## BEGIN COLLECTED MATERIAL

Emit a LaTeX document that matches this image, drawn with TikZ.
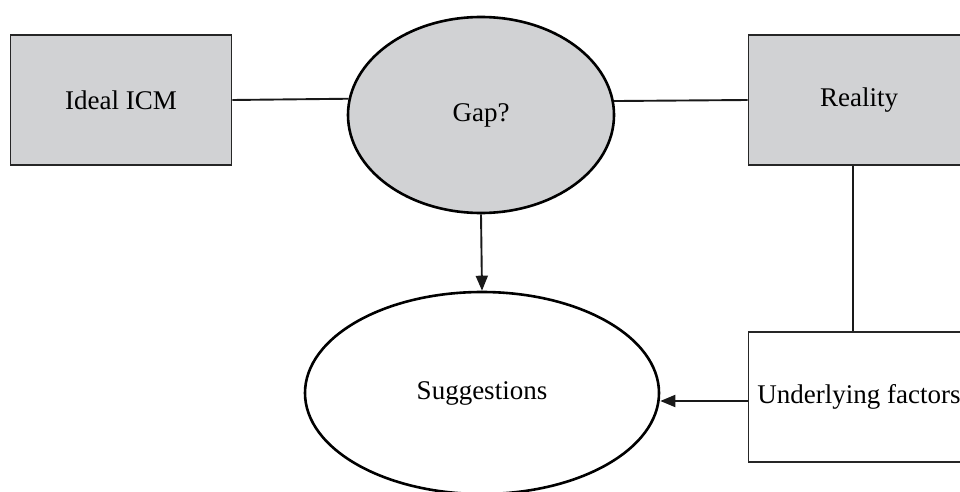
\documentclass[tikz,border=0pt]{standalone}
\usepackage{fontspec}
\setmainfont{Liberation Serif}
\usetikzlibrary{arrows.meta,shapes.geometric}
\definecolor{boxgray}{RGB}{209,210,212}
\begin{document}
\begin{tikzpicture}[x=1pt,y=-1pt,
  every node/.style={font=\fontsize{27}{32}\selectfont, inner sep=0pt},
  graybox/.style={draw=black!85, line width=1.6pt, fill=boxgray, minimum width=221pt, minimum height=130pt},
  whitebox/.style={draw=black!85, line width=1.6pt, fill=white, minimum width=221pt, minimum height=130pt},
  oval/.style={ellipse, draw=black, line width=2.6pt},
  link/.style={draw=black!90, line width=1.9pt},
  arr/.style={link, -{Triangle[length=15pt,width=12pt]}}]
\useasboundingbox (0,0) rectangle (960,492);
\node[graybox] (ideal) at (121,100) {Ideal ICM};
\node[oval, fill=boxgray, minimum width=266pt, minimum height=196pt] (gap) at (481,115) {\raisebox{-2pt}{Gap?}};
\node[graybox] (reality) at (859,100) {Reality};
\node[whitebox, minimum width=221pt] (under) at (859,397) {Underlying factors};
\node[oval, fill=white, minimum width=354pt, minimum height=202pt] (sug) at (482,393) {\raisebox{-3pt}{Suggestions}};
\draw[link] (ideal.east) -- (gap.173.5);
\draw[link] (gap.6.5) -- (reality.west);
\draw[link] ([xshift=-6pt]reality.south) -- ([xshift=-6pt]under.north);
\draw[arr] (gap.south) -- (sug.north);
\draw[arr] ([yshift=-4pt]under.west) -- ([yshift=-4pt]under.west -| sug.east);
\end{tikzpicture}
\end{document}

## END COLLECTED MATERIAL

Give every line back word for word and leave the pictures out.

Emit a LaTeX document that matches this image, drawn with TikZ.
\documentclass[tikz,border=0pt]{standalone}
\usepackage{fontspec}
\setmainfont{Liberation Serif}
\usetikzlibrary{arrows.meta,shapes.geometric}
\definecolor{boxgray}{RGB}{209,210,212}
\begin{document}
\begin{tikzpicture}[x=1pt,y=-1pt,
  every node/.style={font=\fontsize{27}{32}\selectfont, inner sep=0pt},
  graybox/.style={draw=black!85, line width=1.6pt, fill=boxgray, minimum width=221pt, minimum height=130pt},
  whitebox/.style={draw=black!85, line width=1.6pt, fill=white, minimum width=221pt, minimum height=130pt},
  oval/.style={ellipse, draw=black, line width=2.6pt},
  link/.style={draw=black!90, line width=1.9pt},
  arr/.style={link, -{Triangle[length=15pt,width=12pt]}}]
\useasboundingbox (0,0) rectangle (960,492);
\node[graybox] (ideal) at (121,100) {Ideal ICM};
\node[oval, fill=boxgray, minimum width=266pt, minimum height=196pt] (gap) at (481,115) {\raisebox{-2pt}{Gap?}};
\node[graybox] (reality) at (859,100) {Reality};
\node[whitebox, minimum width=221pt] (under) at (859,397) {Underlying factors};
\node[oval, fill=white, minimum width=354pt, minimum height=202pt] (sug) at (482,393) {\raisebox{-3pt}{Suggestions}};
\draw[link] (ideal.east) -- (gap.173.5);
\draw[link] (gap.6.5) -- (reality.west);
\draw[link] ([xshift=-6pt]reality.south) -- ([xshift=-6pt]under.north);
\draw[arr] (gap.south) -- (sug.north);
\draw[arr] ([yshift=-4pt]under.west) -- ([yshift=-4pt]under.west -| sug.east);
\end{tikzpicture}
\end{document}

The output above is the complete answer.